(Sally Hawkins plays Poppy in Happy-Go-Lucky.)
In Mike Leigh's 2008 film Happy-Go-Lucky, actress Sally Hawkins plays Poppy, a 30-year-old primary school teacher living in London who is happy, all the time. The film is about nothing more, nothing less. Anyone reading this will undoubtedly wonder if they would be able to stomach such a film -- who can even begin to understand a character who is perpetually happy? But Hawkins brings Poppy to life in a way that is both believable and deeply human.
Poppy goofing around at school.
Films mining despair are a dime a dozen, yet happiness has never received the same kind of treatment. (Though no-one can be blamed for not trying.) Happiness in cinema is relegated to marking milestones, or emphasizing a character's high followed by a crushing low.

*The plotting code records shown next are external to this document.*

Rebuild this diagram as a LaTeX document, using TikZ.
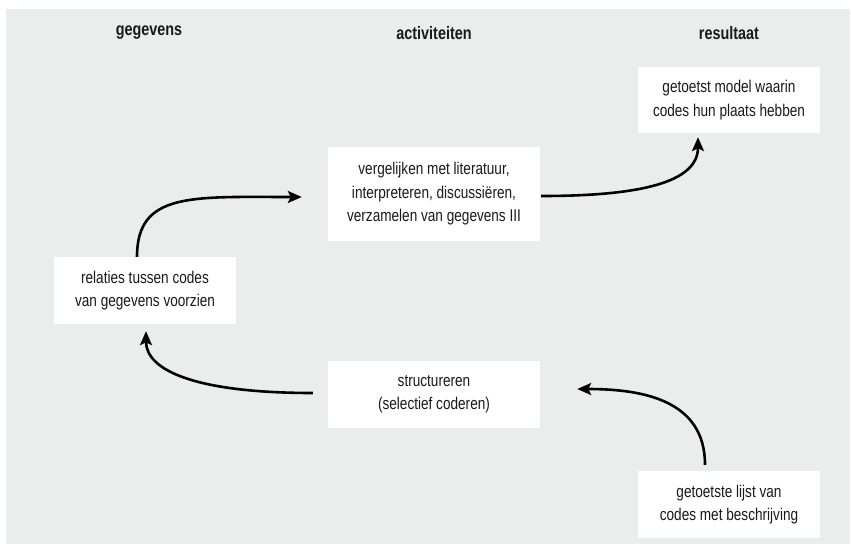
\documentclass[tikz,border=0pt]{standalone}
\usepackage{fontspec}
\setmainfont[FakeStretch=0.8]{Liberation Sans}
\usetikzlibrary{arrows.meta}
\definecolor{bg}{HTML}{EBECEC}
\definecolor{ink}{HTML}{1A1A1A}
\tikzset{
  box/.style={fill=white, draw=none, align=center, text=ink, font=\fontsize{17}{23.5}\selectfont, inner sep=0pt},
  head/.style={text=ink, font=\fontsize{18}{20}\selectfont\bfseries},
  arr/.style={line width=2.6pt, draw=black, -{Stealth[length=14pt,width=12pt,inset=3pt]}}
}
\begin{document}
\begin{tikzpicture}[x=1pt,y=-1pt]
\useasboundingbox (0,0) rectangle (851,546);
\fill[bg] (6,9) rectangle (850,544);
\node[head] (h1) at (149,33) {gegevens};
\node[head] (h2) at (434,33) {activiteiten};
\node[head] (h3) at (729,33) {resultaat};
\node[box, minimum width=182pt, minimum height=67pt] (rel) at (145,290.5) {relaties tussen codes\\van gegevens voorzien};
\node[box, minimum width=212pt, minimum height=94pt] (mid) at (434,194) {vergelijken met literatuur,\\interpreteren, discussiëren,\\verzamelen van gegevens III};
\node[box, minimum width=182pt, minimum height=66pt] (top) at (729,100) {getoetst model waarin\\codes hun plaats hebben};
\node[box, minimum width=212pt, minimum height=67pt] (str) at (434,394.5) {structureren\\(selectief coderen)};
\node[box, minimum width=182pt, minimum height=67pt] (bot) at (729,504.5) {getoetste lijst van\\codes met beschrijving};
\draw[arr] ([xshift=-8pt]rel.north) .. controls +(0,-65) and +(-110,0) .. ([xshift=-26pt,yshift=-3pt]mid.west);
\draw[arr] ([xshift=1pt,yshift=-2pt]mid.east) .. controls +(100,0) and +(0,45) .. ([xshift=-31pt,yshift=-4pt]top.south);
\draw[arr] ([xshift=-15pt,yshift=1.5pt]str.west) .. controls +(-115,0) and +(0,40) .. ([xshift=1pt,yshift=-7pt]rel.south);
\draw[arr] ([xshift=-24pt,yshift=6pt]bot.north) .. controls +(0,-65) and +(65,0) .. ([xshift=37pt,yshift=5.5pt]str.east);
\end{tikzpicture}
\end{document}
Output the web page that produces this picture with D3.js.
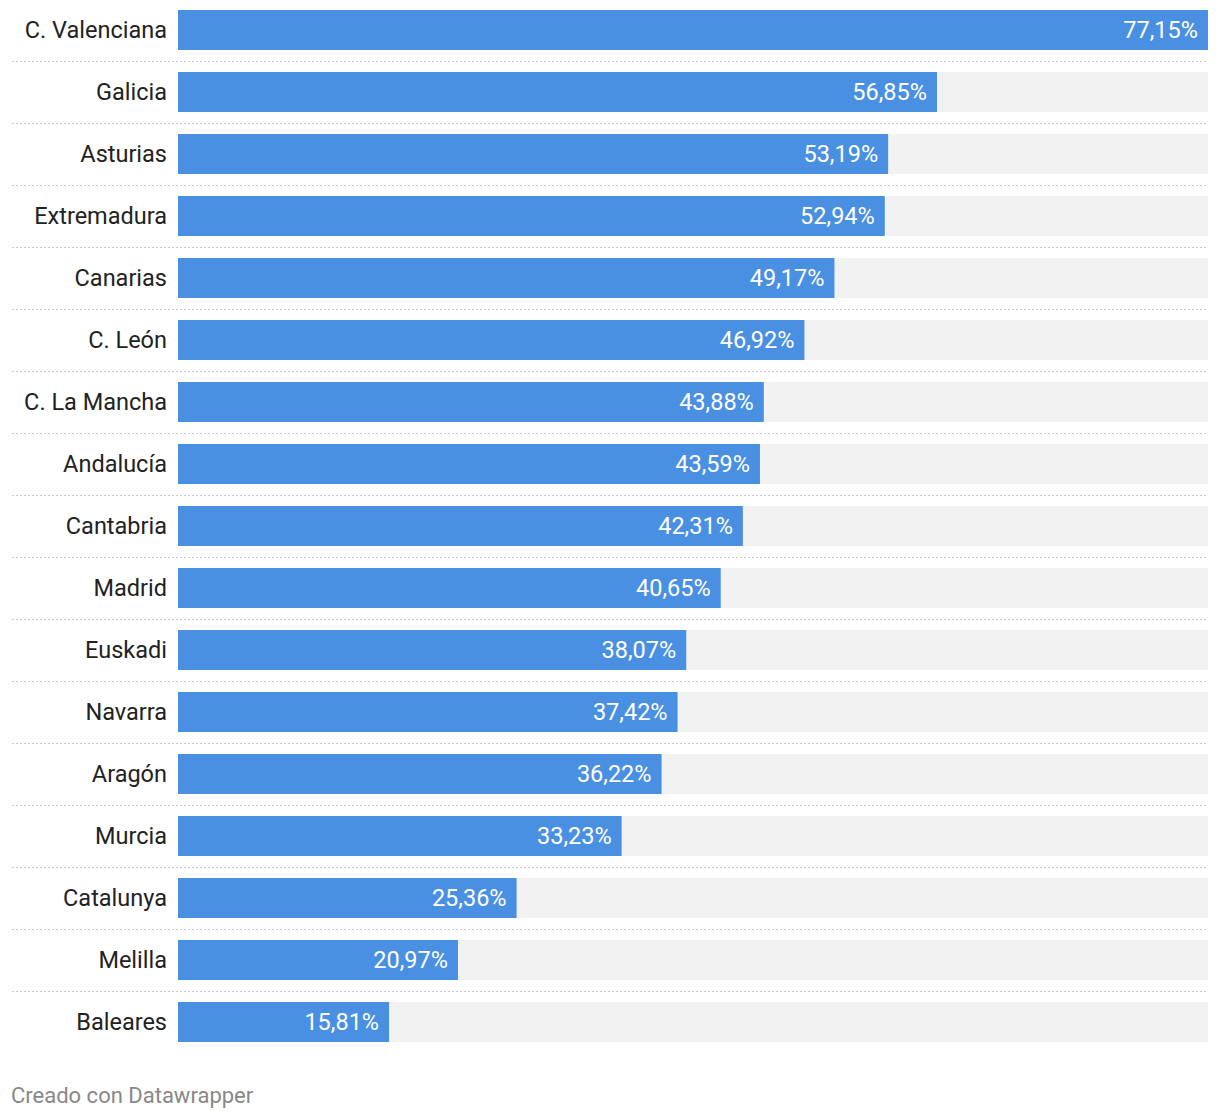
<!DOCTYPE html>
<html>
<head>
<meta charset="utf-8">
<script src="https://cdn.jsdelivr.net/npm/d3@7"></script>
<style>
  body { margin: 0; background: #fff; font-family: Roboto, sans-serif; }
</style>
</head>
<body>
<div id="chart"></div>
<script>
const regions = ['C. Valenciana', 'Galicia', 'Asturias', 'Extremadura', 'Canarias', 'C. León', 'C. La Mancha',
  'Andalucía', 'Cantabria', 'Madrid', 'Euskadi', 'Navarra', 'Aragón', 'Murcia', 'Catalunya', 'Melilla', 'Baleares']
const values = [77.15, 56.85, 53.19, 52.94, 49.17, 46.92, 43.88, 43.59, 42.31, 40.65, 38.07, 37.42, 36.22, 33.23, 25.36, 20.97, 15.81]

const width = 1220
const height = 1118
const margin = { top: 10, left: 178, right: 12 }
const step = 62
const barH = 40

const svg = d3.select('#chart').append('svg')
  .attr('width', width)
  .attr('height', height)

const x = d3.scaleLinear().domain([0, d3.max(values)]).range([margin.left, width - margin.right])
// bands of 40px with a 62px step
const y = d3.scaleBand().domain(regions)
  .range([margin.top, margin.top + step * regions.length - (step - barH)])
  .paddingInner((step - barH) / step).paddingOuter(0)

const fmt = (v) => d3.format('.2f')(v).replace('.', ',') + '%'

const row = svg.selectAll('.row').data(regions).join('g').attr('class', 'row')

row.append('rect')
  .attr('x', x(0)).attr('y', (d) => y(d))
  .attr('width', x.range()[1] - x(0)).attr('height', y.bandwidth())
  .attr('fill', '#f2f2f2')

row.append('rect')
  .attr('x', x(0)).attr('y', (d) => y(d))
  .attr('width', (d, i) => x(values[i]) - x(0)).attr('height', y.bandwidth())
  .attr('fill', '#4a90e2')

row.filter((d, i) => i < regions.length - 1).append('line')
  .attr('x1', 12).attr('x2', width - margin.right)
  .attr('y1', (d) => y(d) + barH + 11.5).attr('y2', (d) => y(d) + barH + 11.5)
  .attr('stroke', '#cccccc').attr('stroke-width', 1).attr('stroke-dasharray', '2,2')

row.append('text')
  .attr('x', margin.left - 11).attr('y', (d) => y(d) + barH / 2)
  .attr('dy', '0.35em').attr('text-anchor', 'end')
  .attr('font-size', 23.5).attr('fill', '#222')
  .text((d) => d)

row.append('text')
  .attr('x', (d, i) => x(values[i]) - 10).attr('y', (d) => y(d) + barH / 2)
  .attr('dy', '0.35em').attr('text-anchor', 'end')
  .attr('font-size', 23.5).attr('fill', '#fff')
  .text((d, i) => fmt(values[i]))

svg.append('text')
  .attr('x', 11).attr('y', 1095).attr('dy', '0.35em')
  .attr('font-size', 22).attr('fill', '#888')
  .text('Creado con Datawrapper')
</script>
</body>
</html>
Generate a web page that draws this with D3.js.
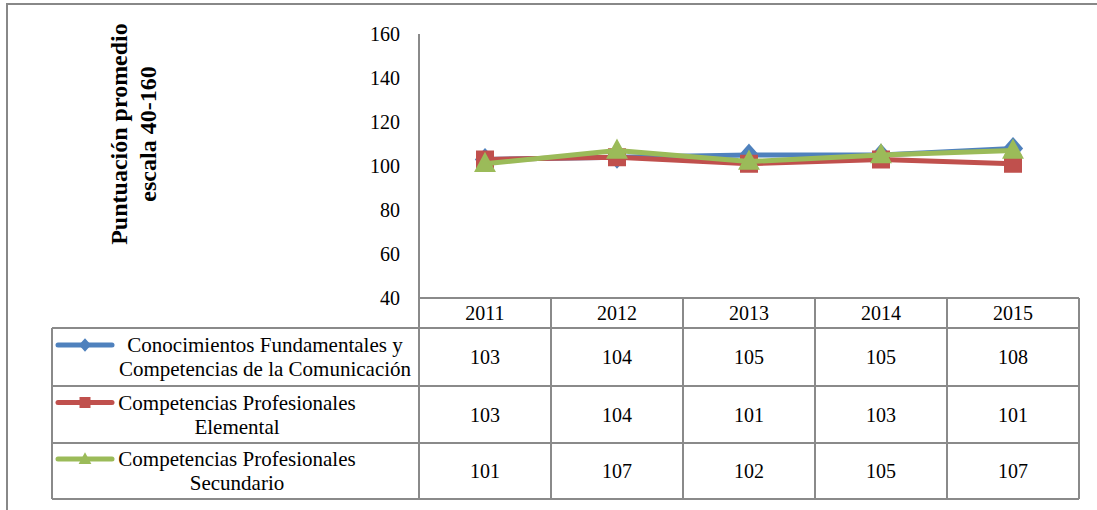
<!DOCTYPE html>
<html>
<head>
<meta charset="utf-8">
<script src="https://cdn.jsdelivr.net/npm/d3@7"></script>
<style>
  html, body { margin: 0; padding: 0; background: #fff; }
  svg { display: block; }
</style>
</head>
<body>
<svg id="chart" width="1097" height="510"></svg>
<script>
const years = ["2011", "2012", "2013", "2014", "2015"];
const seriesNames = [
  ["Conocimientos Fundamentales y", "Competencias de la Comunicación"],
  ["Competencias Profesionales", "Elemental"],
  ["Competencias Profesionales", "Secundario"]
];
const seriesColors = ["#4F81BD", "#C0504D", "#9BBB59"];
const seriesMarkers = ["diamond", "square", "triangle"];
const conocimientos = [103, 104, 105, 105, 108];
const elemental = [103, 104, 101, 103, 101];
const secundario = [101, 107, 102, 105, 107];
const yTicks = [40, 60, 80, 100, 120, 140, 160];
const yTitle = ["Puntuación promedio", "escala 40-160"];

const seriesValues = [conocimientos, elemental, secundario];
const FONT = "'Liberation Serif'";

const svg = d3.select("#chart");
const gridColor = "#8a8a8a";

function txt(sel) {
  return sel.append("text").style("font-family", FONT).attr("fill", "#000");
}

svg.append("rect").attr("x", 7).attr("y", 4).attr("width", 1100).attr("height", 520)
  .attr("fill", "none").attr("stroke", "#888").attr("stroke-width", 2);

const plotLeft = 419, plotRight = 1079, plotTop = 34, plotBottom = 298;
const tableLeft = 52;
const rowEdges = [298, 328, 386, 443, 499];

const x = d3.scaleBand().domain(years).range([plotLeft, plotRight]).padding(0);
const y = d3.scaleLinear().domain([40, 160]).range([plotBottom, plotTop]);

// y axis
const yAxis = d3.axisLeft(y).tickValues(yTicks).tickSize(0).tickPadding(19).tickFormat(d3.format("d"));
const yg = svg.append("g").attr("transform", `translate(${plotLeft},0)`).call(yAxis);
yg.attr("font-family", null);
yg.select(".domain").remove();
yg.selectAll("text").attr("font-size", 20).style("font-family", FONT).attr("fill", "#000");

// axis title
const tt = txt(svg).attr("transform", "translate(133,134) rotate(-90)")
  .attr("text-anchor", "middle").attr("font-size", 24).attr("font-weight", "bold");
yTitle.forEach((t, i) => tt.append("tspan").attr("x", 0).attr("dy", i === 0 ? "-0.25em" : "1.22em").text(t));

// table grid
const g = svg.append("g").attr("stroke", gridColor).attr("stroke-width", 2).attr("fill", "none");
g.append("line").attr("x1", plotLeft).attr("x2", plotLeft).attr("y1", plotTop).attr("y2", rowEdges[4]);
g.append("line").attr("x1", plotLeft).attr("x2", plotRight).attr("y1", rowEdges[0]).attr("y2", rowEdges[0]);
rowEdges.slice(1).forEach(r => g.append("line").attr("x1", tableLeft).attr("x2", plotRight).attr("y1", r).attr("y2", r));
g.append("line").attr("x1", tableLeft).attr("x2", tableLeft).attr("y1", rowEdges[1]).attr("y2", rowEdges[4]);
years.forEach(yr => {
  const xr = x(yr) + x.bandwidth();
  g.append("line").attr("x1", xr).attr("x2", xr).attr("y1", rowEdges[0]).attr("y2", rowEdges[4]);
});

// header text
years.forEach(yr => {
  txt(svg).attr("x", x(yr) + x.bandwidth() / 2).attr("y", (rowEdges[0] + rowEdges[1]) / 2 + 7)
    .attr("text-anchor", "middle").attr("font-size", 20).text(yr);
});

// values
seriesValues.forEach((vals, si) => {
  const cy = (rowEdges[si + 1] + rowEdges[si + 2]) / 2 + 7;
  vals.forEach((v, i) => {
    txt(svg).attr("x", x(years[i]) + x.bandwidth() / 2).attr("y", cy)
      .attr("text-anchor", "middle").attr("font-size", 20).text(v);
  });
});

function markerPath(type, size) {
  const s = size;
  if (type === "square") return `M${-s/2},${-s/2}H${s/2}V${s/2}H${-s/2}Z`;
  if (type === "diamond") return `M0,${-s*0.62}L${s*0.55},0L0,${s*0.62}L${-s*0.55},0Z`;
  return `M0,${-s*0.62}L${s*0.58},${s*0.45}L${-s*0.58},${s*0.45}Z`;
}

// legend in table rows
const legendCenters = [265, 237, 237];
seriesNames.forEach((lines, si) => {
  const top = rowEdges[si + 1], bot = rowEdges[si + 2];
  const mid = (top + bot) / 2;
  const l1 = mid - 12 + 7, l2 = mid + 12 + 7;
  const ly = mid - 12;
  svg.append("line").attr("x1", 58).attr("x2", 112).attr("y1", ly).attr("y2", ly)
    .attr("stroke", seriesColors[si]).attr("stroke-width", 5).attr("stroke-linecap", "round");
  svg.append("path").attr("d", markerPath(seriesMarkers[si], 11)).attr("transform", `translate(85,${ly})`)
    .attr("fill", seriesColors[si]);
  const t = txt(svg).attr("text-anchor", "middle").attr("font-size", 21);
  t.append("tspan").attr("x", legendCenters[si]).attr("y", l1).text(lines[0]);
  t.append("tspan").attr("x", legendCenters[si]).attr("y", l2).text(lines[1]);
});

// lines
const line = d3.line().x((d, i) => x(years[i]) + x.bandwidth() / 2).y(d => y(d));
seriesValues.forEach((vals, si) => {
  svg.append("path").datum(vals).attr("d", line).attr("fill", "none")
    .attr("stroke", seriesColors[si]).attr("stroke-width", 5).attr("stroke-linejoin", "round");
  svg.selectAll(null).data(vals).enter().append("path")
    .attr("d", markerPath(seriesMarkers[si], 16))
    .attr("transform", (d, i) => `translate(${x(years[i]) + x.bandwidth() / 2},${y(d)})`)
    .attr("fill", seriesColors[si]).attr("stroke", seriesColors[si]).attr("stroke-width", 2);
});
</script>
</body>
</html>
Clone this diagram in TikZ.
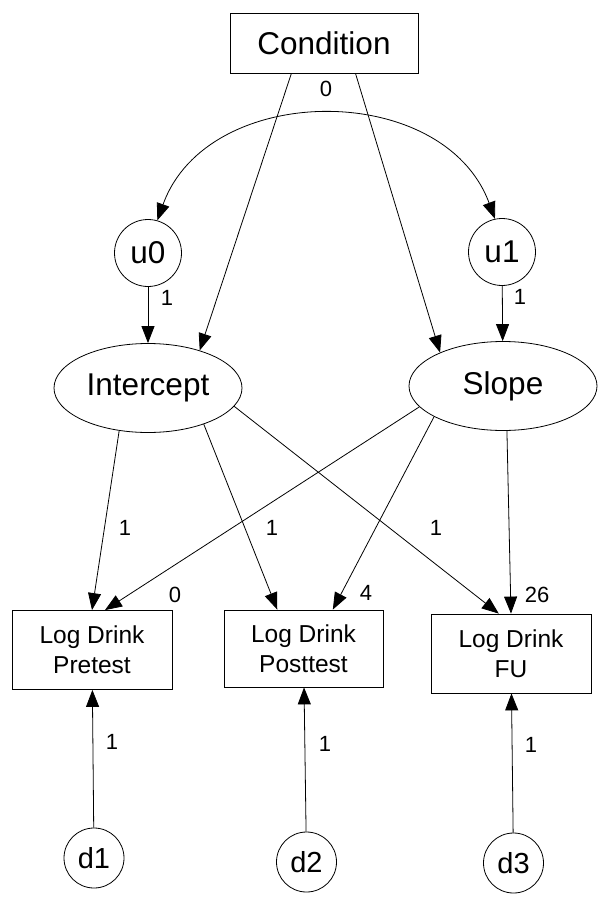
\documentclass[tikz,border=0pt]{standalone}
\usepackage{fontspec}
\setmainfont{Liberation Sans}
\usetikzlibrary{shapes,arrows.meta}
\tikzstyle{every picture}=[x=1pt, y=-1pt, line width=0.8pt,%
	>={Triangle[length=17pt,width=13pt]}, bend angle=70]
\tikzstyle{big}=[font=\fontsize{31.5}{36}\selectfont]
\tikzstyle{manifest}=[draw, rectangle, inner sep=0pt, minimum width=160, minimum height=79,%
	align=center, font=\fontsize{24.5}{30}\selectfont]
\tikzstyle{growth}=[draw, ellipse, inner sep=0pt, minimum width=188, minimum height=89, big]
\tikzstyle{resid}=[draw, circle, inner sep=0pt, minimum size=67, big]
\tikzstyle{err}=[draw, circle, inner sep=0pt, minimum size=60, font=\fontsize{29}{34}\selectfont]
\tikzstyle{lbl}=[inner sep=0pt, font=\fontsize{22}{26}\selectfont]

\begin{document}
\begin{tikzpicture}
	\useasboundingbox (0,0) rectangle (601,899);
	\node[draw, big, inner sep=0pt, minimum width=188, minimum height=60] (cond) at (324,43) {Condition};
	\node[resid] (u0) at (148,253) {u0};
	\node[resid] (u1) at (502,252) {u1};
	\node[growth] (icpt) at (148,388) {Intercept};
	\node[growth] (slope) at (503,386) {Slope};
	\node[manifest] (pre) at (92,650) {Log Drink\\Pretest};
	\node[manifest, minimum width=159, minimum height=77] (post) at (303.5,648.5) {Log Drink\\Posttest};
	\node[manifest] (fu) at (511,653.5) {Log Drink\\FU};
	\node[err] (d1) at (94,858) {d1};
	\node[err] (d2) at (306.5,862) {d2};
	\node[err] (d3) at (513.5,863) {d3};
	% covariance of the random effects
	\draw[<->] (u0.74) to[bend left, looseness=1.12] (u1.102);
	\node[lbl] (c0) at (326,89) {0};
	% paths into the growth factors
	\draw[->] (cond.223) -- (icpt.36);
	\draw[->] (cond.316) -- (slope.152);
	\draw[->] (u0) -- (icpt);
	\draw[->] (u1) -- (slope);
	\node[lbl] (l0) at (167,298) {1};
	\node[lbl] (l1) at (520,297) {1};
	% loadings
	\draw[->] (icpt.236) -- (pre.north);
	\draw[->] (icpt.327) -- (post.124);
	\draw[->] (icpt.348) -- (fu.107);
	\draw[->] (slope.194) -- (pre.72);
	\draw[->] (slope.204) -- (post.53);
	\draw[->] (slope.275) -- (fu.north);
	\node[lbl] (li1) at (125,528) {1};
	\node[lbl] (li2) at (272,528) {1};
	\node[lbl] (li3) at (436,528) {1};
	\node[lbl] (ls1) at (175,595) {0};
	\node[lbl] (ls2) at (366,593) {4};
	\node[lbl] (ls3) at (537,595) {26};
	% residuals
	\draw[->] (d1) -- (pre);
	\draw[->] (d2) -- (post);
	\draw[->] (d3) -- (fu);
	\node[lbl] (ld1) at (112,742) {1};
	\node[lbl] (ld2) at (325,744) {1};
	\node[lbl] (ld3) at (531,745) {1};
\end{tikzpicture}
\end{document}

Happy , sunny female characters in particular mostly inhabit romantic comedies, flashing goofy grins and giggling girlishly but rarely revealing any sort of emotional landscape.
Poppy cheerful in town.
Poppy definitely likes to smile, and she laughs frequently and raucously. She's quick with a joke, non-judgmental, and friendly to everyone. Hawkins is loose and natural, yet she has very carefully created a character whose happiness has no agenda, and is not a show. She's not some corny sap forever counting her blessings. She's not pretending to be happy while hiding a hideous past. She's not oblivious to the less-than-pleasant things in the world. She just is. So comfortable in her own skin is she, a younger sister who is married and pregnant is compelled to yell at her about pensions and babies and mortgages in an attempt to burst her bubble with reality. It doesn't really work.
It's a sink-or-swim performance, and Hawkins pulls it off with aplomb, bringing out all the different shadings of emotion manifest in happiness. Happy-Go-Lucky isn't the type of film that sprinkles fairy dust all over its viewers to leave them feeling warm and glowy. But its down-to-earth charms are perhaps more effective than old-fashioned movie magic: you walk away feeling that it's possible to try this at home.